PROBLEM DETAILS => Only the pictures are omitted; repeat all other data exactly.

⟨

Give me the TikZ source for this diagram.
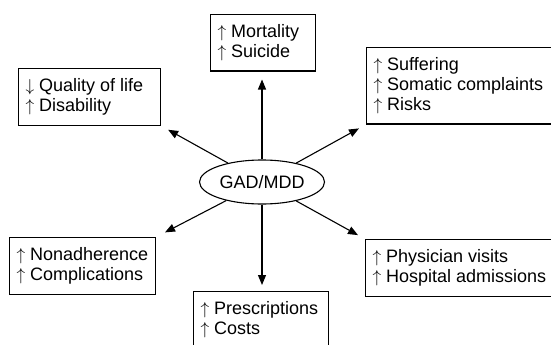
\documentclass[tikz,border=0pt]{standalone}
\usepackage{fontspec}
\setmainfont{Liberation Sans}
\usetikzlibrary{arrows.meta,shapes.geometric}
\newcommand\myup{$\uparrow$}
\newcommand\mydown{$\downarrow$}
\begin{document}
\begin{tikzpicture}[x=1pt,y=-1pt,
  every node/.style={font=\fontsize{18}{20}\selectfont},
  effect/.style={draw,line width=1.1pt,anchor=north west,align=flush left,
    inner xsep=7pt,inner ysep=10pt},
  conn/.style={line width=1.1pt,-{Triangle[length=10pt,width=8pt]}},
  centre/.style={draw,ellipse,line width=1.1pt,minimum width=125pt,
    minimum height=44pt,inner sep=0pt}]
\useasboundingbox[fill=white] (0,0) rectangle (551,345);
\node[centre] (g) at (262,182) {GAD/MDD};
\node[effect,text width=91pt] (mort) at (210,14) {\myup\ Mortality\\\myup\ Suicide};
\node[effect,text width=128pt] (qol) at (18,68) {\mydown\ Quality of life\\\myup\ Disability};
\node[effect,text width=190pt] (suff) at (366,47) {\myup\ Suffering\\\myup\ Somatic complaints\\\myup\ Risks};
\node[effect,text width=132pt] (nonad) at (9,237) {\myup\ Nonadherence\\\myup\ Complications};
\node[effect,text width=121pt] (presc) at (193,291) {\myup\ Prescriptions\\\myup\ Costs};
\node[effect,text width=190pt] (phys) at (365,239) {\myup\ Physician visits\\\myup\ Hospital admissions};
\draw[conn,shorten >=8pt] (g) -- (g |- mort.south);
\draw[conn,shorten >=6pt] (g) -- (g |- presc.north);
\draw[conn,shorten >=8pt] (g) -- (qol.south east);
\draw[conn,shorten >=8pt] (g) -- (suff.south west);
\draw[conn,shorten >=10pt] (g) -- (nonad.north east);
\draw[conn,shorten >=8pt] (g) -- (phys.north west);
\end{tikzpicture}
\end{document}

⟩

EXERCISE SOLUTION =>
Give me the TikZ source for this diagram.
\documentclass[tikz,border=0pt]{standalone}
\usepackage{fontspec}
\setmainfont{Liberation Sans}
\usetikzlibrary{arrows.meta,shapes.geometric}
\newcommand\myup{$\uparrow$}
\newcommand\mydown{$\downarrow$}
\begin{document}
\begin{tikzpicture}[x=1pt,y=-1pt,
  every node/.style={font=\fontsize{18}{20}\selectfont},
  effect/.style={draw,line width=1.1pt,anchor=north west,align=flush left,
    inner xsep=7pt,inner ysep=10pt},
  conn/.style={line width=1.1pt,-{Triangle[length=10pt,width=8pt]}},
  centre/.style={draw,ellipse,line width=1.1pt,minimum width=125pt,
    minimum height=44pt,inner sep=0pt}]
\useasboundingbox[fill=white] (0,0) rectangle (551,345);
\node[centre] (g) at (262,182) {GAD/MDD};
\node[effect,text width=91pt] (mort) at (210,14) {\myup\ Mortality\\\myup\ Suicide};
\node[effect,text width=128pt] (qol) at (18,68) {\mydown\ Quality of life\\\myup\ Disability};
\node[effect,text width=190pt] (suff) at (366,47) {\myup\ Suffering\\\myup\ Somatic complaints\\\myup\ Risks};
\node[effect,text width=132pt] (nonad) at (9,237) {\myup\ Nonadherence\\\myup\ Complications};
\node[effect,text width=121pt] (presc) at (193,291) {\myup\ Prescriptions\\\myup\ Costs};
\node[effect,text width=190pt] (phys) at (365,239) {\myup\ Physician visits\\\myup\ Hospital admissions};
\draw[conn,shorten >=8pt] (g) -- (g |- mort.south);
\draw[conn,shorten >=6pt] (g) -- (g |- presc.north);
\draw[conn,shorten >=8pt] (g) -- (qol.south east);
\draw[conn,shorten >=8pt] (g) -- (suff.south west);
\draw[conn,shorten >=10pt] (g) -- (nonad.north east);
\draw[conn,shorten >=8pt] (g) -- (phys.north west);
\end{tikzpicture}
\end{document}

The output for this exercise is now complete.